| Task directions |
Copy each line in the data that includes the word "this".

| Given information |
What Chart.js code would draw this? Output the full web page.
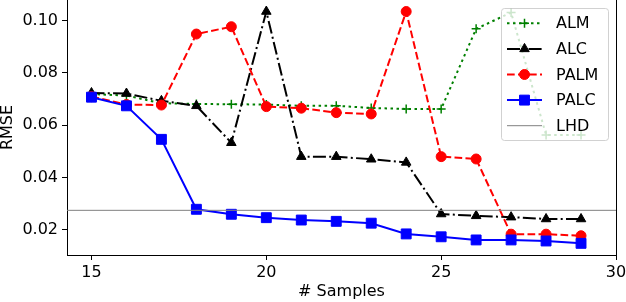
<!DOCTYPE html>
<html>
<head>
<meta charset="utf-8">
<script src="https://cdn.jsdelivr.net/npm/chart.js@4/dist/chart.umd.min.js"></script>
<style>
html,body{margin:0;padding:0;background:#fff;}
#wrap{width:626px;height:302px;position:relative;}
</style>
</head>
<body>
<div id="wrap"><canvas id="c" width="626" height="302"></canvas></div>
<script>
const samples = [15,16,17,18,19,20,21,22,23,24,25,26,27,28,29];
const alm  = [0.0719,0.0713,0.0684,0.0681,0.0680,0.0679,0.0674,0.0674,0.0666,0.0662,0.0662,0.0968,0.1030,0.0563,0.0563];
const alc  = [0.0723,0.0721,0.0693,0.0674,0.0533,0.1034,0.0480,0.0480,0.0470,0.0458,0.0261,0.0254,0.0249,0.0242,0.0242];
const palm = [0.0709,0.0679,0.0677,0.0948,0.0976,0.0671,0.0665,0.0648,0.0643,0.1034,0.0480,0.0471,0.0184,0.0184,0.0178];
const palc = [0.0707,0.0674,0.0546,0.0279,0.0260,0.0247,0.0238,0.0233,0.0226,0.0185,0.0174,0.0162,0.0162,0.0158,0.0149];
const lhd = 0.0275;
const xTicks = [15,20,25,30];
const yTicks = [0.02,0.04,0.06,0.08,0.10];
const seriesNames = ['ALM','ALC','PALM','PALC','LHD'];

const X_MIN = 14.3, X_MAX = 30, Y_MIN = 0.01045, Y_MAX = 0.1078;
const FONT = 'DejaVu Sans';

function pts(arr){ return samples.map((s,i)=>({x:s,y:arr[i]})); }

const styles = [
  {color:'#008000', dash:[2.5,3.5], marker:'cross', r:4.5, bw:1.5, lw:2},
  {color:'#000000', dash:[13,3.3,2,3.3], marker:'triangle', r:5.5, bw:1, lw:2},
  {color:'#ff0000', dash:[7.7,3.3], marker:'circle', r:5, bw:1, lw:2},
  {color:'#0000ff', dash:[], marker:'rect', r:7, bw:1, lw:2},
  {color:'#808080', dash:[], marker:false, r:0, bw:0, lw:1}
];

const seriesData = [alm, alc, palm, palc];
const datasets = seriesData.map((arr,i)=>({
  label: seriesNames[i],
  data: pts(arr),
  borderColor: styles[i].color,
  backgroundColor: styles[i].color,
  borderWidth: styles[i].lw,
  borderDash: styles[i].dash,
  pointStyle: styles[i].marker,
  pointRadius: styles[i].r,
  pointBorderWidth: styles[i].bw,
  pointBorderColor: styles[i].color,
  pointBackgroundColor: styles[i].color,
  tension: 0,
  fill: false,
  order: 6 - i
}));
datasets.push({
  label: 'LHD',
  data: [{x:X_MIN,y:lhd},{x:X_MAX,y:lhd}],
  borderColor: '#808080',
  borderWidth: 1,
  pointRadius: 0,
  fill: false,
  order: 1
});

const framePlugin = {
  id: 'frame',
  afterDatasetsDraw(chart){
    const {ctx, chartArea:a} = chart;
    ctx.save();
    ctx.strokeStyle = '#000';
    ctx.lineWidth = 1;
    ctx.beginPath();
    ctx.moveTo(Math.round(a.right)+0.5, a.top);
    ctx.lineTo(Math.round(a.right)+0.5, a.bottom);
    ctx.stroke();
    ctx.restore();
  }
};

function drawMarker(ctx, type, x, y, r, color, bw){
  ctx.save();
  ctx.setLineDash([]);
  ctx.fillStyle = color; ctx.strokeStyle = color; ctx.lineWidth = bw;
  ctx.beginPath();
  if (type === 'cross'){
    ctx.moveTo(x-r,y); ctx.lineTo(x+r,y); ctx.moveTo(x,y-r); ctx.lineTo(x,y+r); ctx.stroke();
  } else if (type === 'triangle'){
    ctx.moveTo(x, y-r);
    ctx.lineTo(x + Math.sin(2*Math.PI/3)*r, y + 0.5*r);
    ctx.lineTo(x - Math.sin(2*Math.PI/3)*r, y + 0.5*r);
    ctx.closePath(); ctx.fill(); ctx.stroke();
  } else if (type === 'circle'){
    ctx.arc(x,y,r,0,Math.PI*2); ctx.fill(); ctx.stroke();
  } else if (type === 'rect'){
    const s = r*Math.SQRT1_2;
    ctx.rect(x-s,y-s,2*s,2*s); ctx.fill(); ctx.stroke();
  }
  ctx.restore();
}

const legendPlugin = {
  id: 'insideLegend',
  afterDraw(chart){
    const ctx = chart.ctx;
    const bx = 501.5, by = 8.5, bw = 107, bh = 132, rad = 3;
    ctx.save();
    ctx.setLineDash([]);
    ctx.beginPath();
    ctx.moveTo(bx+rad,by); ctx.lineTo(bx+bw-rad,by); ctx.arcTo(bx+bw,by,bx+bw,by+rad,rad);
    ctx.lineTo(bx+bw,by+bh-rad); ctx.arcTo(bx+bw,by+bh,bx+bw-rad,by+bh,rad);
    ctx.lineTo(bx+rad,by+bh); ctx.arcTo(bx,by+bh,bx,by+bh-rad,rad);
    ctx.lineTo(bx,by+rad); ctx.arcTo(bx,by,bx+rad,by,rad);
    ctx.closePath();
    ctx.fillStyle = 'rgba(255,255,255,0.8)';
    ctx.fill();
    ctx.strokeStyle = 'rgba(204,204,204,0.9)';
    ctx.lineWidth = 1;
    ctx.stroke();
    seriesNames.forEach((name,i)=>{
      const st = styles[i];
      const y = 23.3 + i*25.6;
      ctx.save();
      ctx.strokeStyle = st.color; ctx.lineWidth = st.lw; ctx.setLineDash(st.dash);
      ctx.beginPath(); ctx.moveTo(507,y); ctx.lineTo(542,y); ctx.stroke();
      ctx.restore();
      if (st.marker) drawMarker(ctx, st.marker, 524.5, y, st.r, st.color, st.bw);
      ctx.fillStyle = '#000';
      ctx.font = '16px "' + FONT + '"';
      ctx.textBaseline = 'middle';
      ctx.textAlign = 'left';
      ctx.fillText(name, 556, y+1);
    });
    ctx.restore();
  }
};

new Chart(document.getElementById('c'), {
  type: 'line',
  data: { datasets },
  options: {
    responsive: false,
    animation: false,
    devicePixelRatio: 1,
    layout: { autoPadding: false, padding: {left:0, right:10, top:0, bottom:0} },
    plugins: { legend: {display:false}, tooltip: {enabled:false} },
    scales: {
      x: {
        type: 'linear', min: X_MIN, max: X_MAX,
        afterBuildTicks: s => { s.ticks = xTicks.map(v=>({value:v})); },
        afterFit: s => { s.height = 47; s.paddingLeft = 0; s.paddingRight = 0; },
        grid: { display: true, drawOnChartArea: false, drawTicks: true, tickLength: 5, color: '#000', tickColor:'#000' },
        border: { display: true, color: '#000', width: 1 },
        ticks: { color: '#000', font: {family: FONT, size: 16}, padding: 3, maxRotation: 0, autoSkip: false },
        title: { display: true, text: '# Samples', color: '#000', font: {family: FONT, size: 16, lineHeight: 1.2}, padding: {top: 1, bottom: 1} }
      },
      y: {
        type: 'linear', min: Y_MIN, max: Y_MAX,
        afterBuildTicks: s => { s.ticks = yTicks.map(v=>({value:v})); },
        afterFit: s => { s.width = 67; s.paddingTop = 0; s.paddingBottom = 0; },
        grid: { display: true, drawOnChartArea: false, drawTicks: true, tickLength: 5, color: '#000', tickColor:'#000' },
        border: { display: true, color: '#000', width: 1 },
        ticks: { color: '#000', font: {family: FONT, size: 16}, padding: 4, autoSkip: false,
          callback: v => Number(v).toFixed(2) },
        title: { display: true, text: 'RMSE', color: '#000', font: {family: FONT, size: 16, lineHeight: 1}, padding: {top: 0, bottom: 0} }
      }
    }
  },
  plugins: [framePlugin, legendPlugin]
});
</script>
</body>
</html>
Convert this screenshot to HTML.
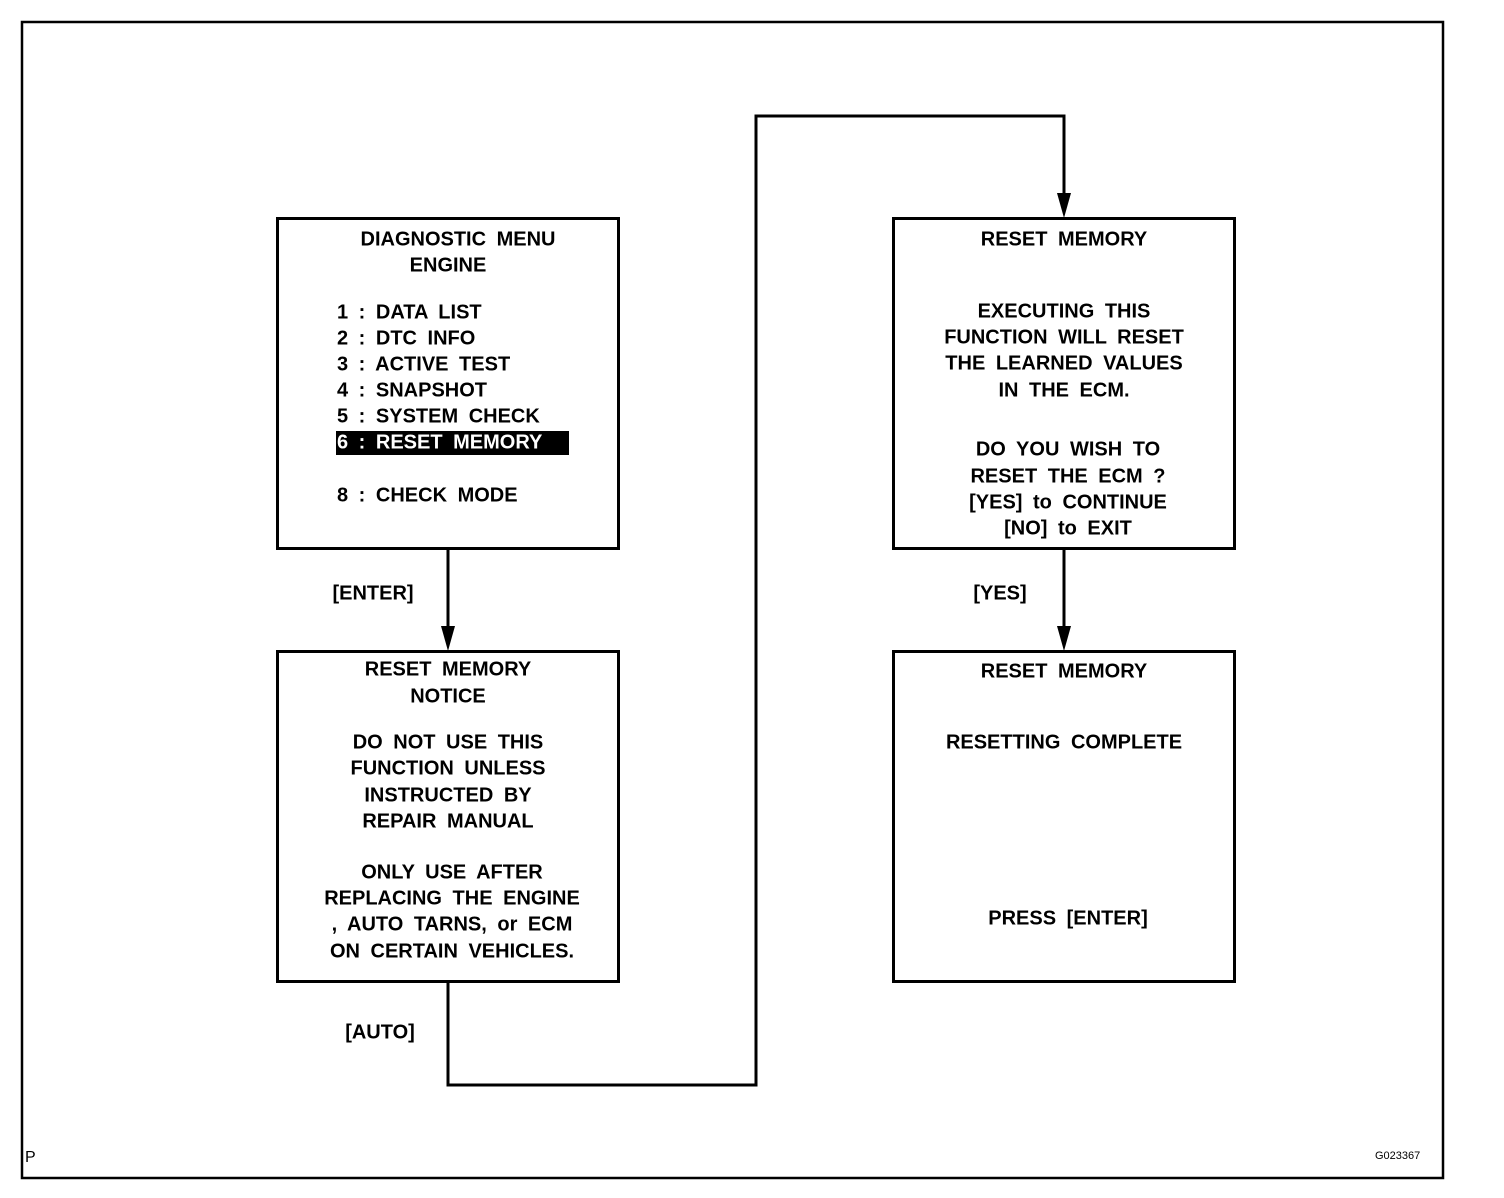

| Full output |
What Chart.js code would draw this? Output the full web page.
Convert this screenshot to HTML.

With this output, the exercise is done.